Chinese Name: Ibu原鄉兒少生涯教育協會
Location: Taitung County (Eastern Taiwan)
Facebook Page: https://www.facebook.com/Ibuorganization/
Did You Know?
Founder of the Ibu Indigenous Children & Youth's Career Education Association Kuo Kung-ning (郭孔寧) formed a connection with the locals of Buklava Village in Yanping Township (延平鄉), Taitung County while on a working vacation there. Witnessing the career development challenges faced by the indigenous Bunun children in the village, she decided to establish an association to help them have more opportunities to explore their interests. After years of effort, they collaborated with local children to create a youth hub which not only provides them with more possibilities but is also open to the public, allowing the children to share their own stories with society in their own way.
Kuo Kung-ning, who graduated from the Department of Special Education at National Taipei University of Education, first encountered Buklava Village in Yanping Township through a work exchange program during high school. However, as a newcomer to the Bunun people, she was considered an outsider by the locals, with a completely different culture. She learned to become a local in the village, living with them and integrating into this indigenous community, gradually developing a mindset of mutual learning.
Kuo Kung-ning observed that children in these remote mountainous tribal areas may lack the ability to explore and develop their interests due to economic difficulties or a lack of educational resources. Most of these children's parents work far away, leaving them without anyone to help them discover their talents. As a result, their future aspirations are often limited to replicating the lives of the tribal elders.
Kuo Kung-ning asked herself why many children grow up without goals. This is because when the entire village or society expects them to focus on making money as soon as they enter junior high school, the choices for these children's future careers are mostly limited to becoming soldiers, police officers, or nurses.

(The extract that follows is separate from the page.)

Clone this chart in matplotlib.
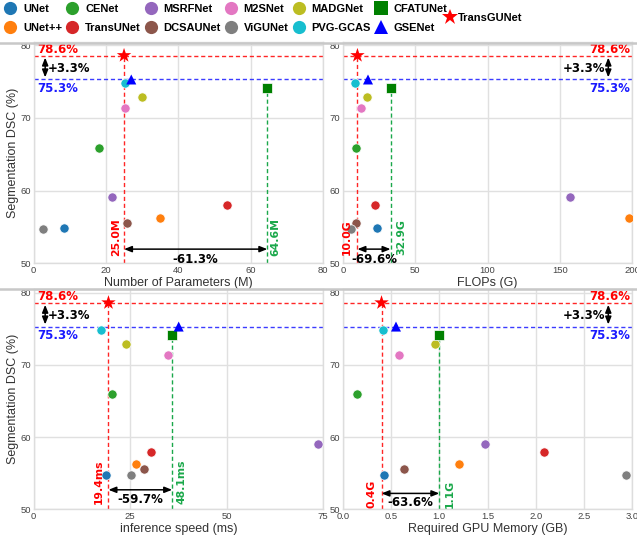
import matplotlib
matplotlib.use('Agg')
import matplotlib.pyplot as plt
from matplotlib.lines import Line2D
import matplotlib.transforms as mtransforms

# ---------------- data ----------------
models = ['UNet', 'UNet++', 'CENet', 'TransUNet', 'MSRFNet', 'DCSAUNet', 'M2SNet',
          'ViGUNet', 'MADGNet', 'PVG-GCAS', 'CFATUNet', 'GSENet', 'TransGUNet']
colors = ['#1f77b4', '#ff7f0e', '#2ca02c', '#d62728', '#9467bd', '#8c564b', '#e377c2',
          '#7f7f7f', '#bcbd22', '#17becf', '#008000', '#0000ff', '#ff0000']
markers = ['o'] * 10 + ['s', '^', '*']

dsc = [54.8, 56.3, 65.9, 58.0, 59.1, 55.6, 71.4, 54.7, 72.9, 74.8, 74.1, 75.3, 78.6]
params_m = [8.3, 35.0, 18.1, 53.4, 21.7, 25.9, 25.4, 2.5, 29.9, 25.3, 64.6, 27.0, 25.0]
flops_g = [23.8, 198.2, 9.2, 22.0, 157.2, 9.2, 12.7, 5.8, 16.9, 8.1, 32.9, 17.3, 10.0]
speed_ms = [18.8, 26.6, 20.3, 30.3, 73.7, 28.6, 34.9, 25.2, 24.0, 17.4, 35.9, 37.6, 19.4]
memory_gb = [0.43, 1.20, 0.15, 2.09, 1.47, 0.63, 0.58, 2.94, 0.96, 0.42, 1.00, 0.55, 0.40]

ours_dsc = 78.6
best_dsc = 75.3
ours_lbl = ['25.0M', '10.0G', '19.4ms', '0.4G']
comp_lbl = ['64.6M', '32.9G', '48.1ms', '1.1G']
reduction_lbl = ['-61.3%', '-69.6%', '-59.7%', '-63.6%']
xlabels = ['Number of Parameters (M)', 'FLOPs (G)', 'inference speed (ms)', 'Required GPU Memory (GB)']
xticks = [[0, 20, 40, 60, 80], [0, 50, 100, 150, 200], [0, 25, 50, 75],
          [0.0, 0.5, 1.0, 1.5, 2.0, 2.5, 3.0]]
yticks = [50, 60, 70, 80]

# ---------------- style ----------------
W, H = 637, 537
fig = plt.figure(figsize=(W / 100, H / 100), dpi=100)

RED = '#ff0000'
BLUE = '#1a1aff'
GREEN = '#1aa84a'
TFONT = 'Liberation Sans'

panels = [
    dict(xs=params_m, pos=[33.6, 41.7, 289.4, 221.6], side='left', ylab=True,
         rot_y=53.65, arr_y=51.95, pct_y=50.55, dl=-2.5, dr=3.0),
    dict(xs=flops_g, pos=[343, 41.7, 289, 221.6], side='right', ylab=False,
         rot_y=53.65, arr_y=51.95, pct_y=50.55, dl=-5.5, dr=5.5),
    dict(xs=speed_ms, pos=[33.6, 289.0, 289.4, 220.3], side='left', ylab=True,
         rot_y=53.75, arr_y=52.7, pct_y=51.3, dl=-4.3, dr=4.3),
    dict(xs=memory_gb, pos=[343, 289.0, 289, 220.3], side='right', ylab=False,
         rot_y=52.15, arr_y=52.2, pct_y=50.9, dl=-4.7, dr=5.5),
]

sizes = {'o': 44, 's': 62, '^': 52, '*': 120}

for k, p in enumerate(panels):
    x0, ytop, w, h = p['pos']
    ax = fig.add_axes([x0 / W, 1 - (ytop + h) / H, w / W, h / H])
    ax.set_facecolor('white')
    xs = p['xs']
    ax.set_xlim(xticks[k][0], xticks[k][-1])
    ax.set_ylim(50, 80.5)
    ax.set_xticks(xticks[k])
    ax.set_yticks(yticks)
    if k == 3:
        ax.set_xticklabels(['%.1f' % t for t in xticks[k]])
    ax.grid(True, color='#e0e0e0', linewidth=1.0, zorder=0)
    ax.set_axisbelow(True)
    for s in ax.spines.values():
        s.set_color('#dddddd')
        s.set_linewidth(1.0)
    ax.tick_params(length=0, pad=2, labelsize=6.8, labelcolor='#444444')
    for lab in ax.get_xticklabels() + ax.get_yticklabels():
        lab.set_fontfamily(TFONT)
    ax.set_xlabel(xlabels[k], fontsize=9, family=TFONT, color='#333333', labelpad=1.5)
    if p['ylab']:
        ax.set_ylabel('Segmentation DSC (%)', fontsize=9, family=TFONT, color='#333333', labelpad=1.0)

    # reference lines
    ax.axhline(ours_dsc, color=RED, ls=(0, (3, 2)), lw=1.0, alpha=0.85, zorder=2)
    ax.axhline(best_dsc, color=BLUE, ls=(0, (3, 2)), lw=1.0, alpha=0.85, zorder=2)
    x_ours = xs[12]
    x_comp = xs[10]
    ax.plot([x_ours, x_ours], [50, dsc[12]], color=RED, ls=(0, (3, 2)), lw=1.0, alpha=0.85, zorder=2)
    ax.plot([x_comp, x_comp], [50, dsc[10]], color=GREEN, ls=(0, (3, 2)), lw=1.0, zorder=2)

    # points
    for i in range(len(models)):
        m = markers[i]
        ec = 'white' if m in ('o', 's') else 'none'
        ax.scatter(xs[i], dsc[i], c=colors[i], marker=m, s=sizes[m], edgecolors=ec,
                   linewidths=0.5, zorder=5 if m == '*' else 4)

    bt = mtransforms.blended_transform_factory(ax.transAxes, ax.transData)
    if p['side'] == 'left':
        tx, tha = 0.014, 'left'
        ax_x = 0.04
        gx, gha = 0.05, 'left'
    else:
        tx, tha = 0.993, 'right'
        ax_x = 0.918
        gx, gha = 0.909, 'right'
    ax.text(tx, 79.45, '%.1f%%' % ours_dsc, transform=bt, ha=tha, va='center',
            color=RED, fontsize=8.5, fontweight='bold', zorder=6)
    ax.text(tx, 74.1, '%.1f%%' % best_dsc, transform=bt, ha=tha, va='center',
            color=BLUE, fontsize=8.5, fontweight='bold', zorder=6)
    ax.annotate('', xy=(ax_x, best_dsc), xytext=(ax_x, ours_dsc), xycoords=bt, textcoords=bt,
                arrowprops=dict(arrowstyle='<|-|>,head_length=0.45,head_width=0.18',
                                color='black', lw=1.1, shrinkA=1.5, shrinkB=1.5,
                                mutation_scale=10), zorder=6)
    ax.text(gx, 76.8, '+%.1f%%' % (ours_dsc - best_dsc), transform=bt, ha=gha, va='center',
            color='black', fontsize=8.5, fontweight='bold', zorder=6)

    # cost labels
    ax.annotate(ours_lbl[k], xy=(x_ours, p['rot_y']), xytext=(p['dl'], 0),
                textcoords='offset pixels', rotation=90, ha='right', va='center',
                color=RED, fontsize=7.8, fontweight='bold', zorder=6)
    ax.annotate(comp_lbl[k], xy=(x_comp, p['rot_y']), xytext=(p['dr'], 0),
                textcoords='offset pixels', rotation=90, ha='left', va='center',
                color=GREEN, fontsize=7.8, fontweight='bold', zorder=6)
    ax.annotate('', xy=(x_comp, p['arr_y']), xytext=(x_ours, p['arr_y']),
                arrowprops=dict(arrowstyle='<|-|>,head_length=0.45,head_width=0.18',
                                color='black', lw=1.1, shrinkA=0, shrinkB=0,
                                mutation_scale=10), zorder=6)
    ax.text((x_ours + x_comp) / 2, p['pct_y'], reduction_lbl[k], ha='center', va='center',
            color='black', fontsize=8.5, fontweight='bold', zorder=6, clip_on=False)

# separator lines across the figure
for ypx in (42.5, 288.5):
    fig.add_artist(Line2D([0, 1], [1 - ypx / H] * 2, transform=fig.transFigure,
                          color='#c8c8c8', lw=1.8, zorder=10))

# legend
handles = []
for i in range(12):
    ms = 9.5 if markers[i] in ('o', 's') else 10.5
    handles.append(Line2D([], [], marker=markers[i], color=colors[i], linestyle='',
                          markersize=ms, markeredgewidth=0))
leg_font = dict(family=TFONT, weight='bold', size=8)
fig.legend(handles, models[:12], ncol=6, loc='upper left', bbox_to_anchor=(0.0, 1.0),
           frameon=False, prop=leg_font, handletextpad=0.55, columnspacing=0.3,
           labelspacing=0.8, handlelength=1.2, borderpad=0.33, borderaxespad=0.0)
star = Line2D([], [], marker='*', color=RED, linestyle='', markersize=12, markeredgewidth=0)
fig.legend([star], ['TransGUNet'], loc='center left', bbox_to_anchor=(443 / W, 1 - 18 / H),
           frameon=False, prop=leg_font, handletextpad=0.15, handlelength=1.2,
           borderpad=0.0, borderaxespad=0.0)

fig.savefig('out.png', dpi=100)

When they have not yet fully understood themselves, how can they distinguish between "what they want" and "making money"?
After deep communication with this group of children, Kuo discovered that indigenous teenagers growing up in the village lack opportunities for career guidance and self-exploration, with family influence being particularly common. To help improve the current living conditions of these children, she founded the Ibu Indigenous Children & Youth’s Career Education Association in 2016, focusing on addressing the educational issues faced by rural children and attempting to solve the career development challenges of indigenous youth, giving them more courage and ability to choose their desired future.
After years of effort, Kuo Kung-ning and the children from the village have built a youth hub that provides more opportunities for them to explore their interests and create more possibilities. Externally, it will be a space combining a restaurant and an exhibition, allowing the children to share their stories with the public in their own way.
With a background in special education, Kuo values the needs of children. She assesses their physical and mental conditions and learning abilities to design individualized education and counseling plans. She starts with personal self-awareness, personal values, skill enhancement, and group roles, and extends to family aspects like psychological companionship, growth concepts, development support, and environmental intervention, influencing or guiding them through cultural concepts, system improvements, and social interactions in the community.
Ibu have been deeply involved in Buklava Village for six years, operating the youth hub and providing professional career counseling and assistance in resource development. Through a curriculum that passes down cultural knowledge, they accompany children in exploring their roots. They offer professional vocational training courses for indigenous youth to learn and apply practical skills. They also provide individualized academic tutoring and problem-solving courses, guiding children to explore the unknown through experiential education.
The association’s courses also incorporate practical life experiences and gradually resonate with the children through time and interaction, not limiting their thinking, breaking through frameworks, and enhancing the children's abilities in five aspects: learning skills, workplace literacy, community engagement, self-discipline, and cultivating cooperation and trust.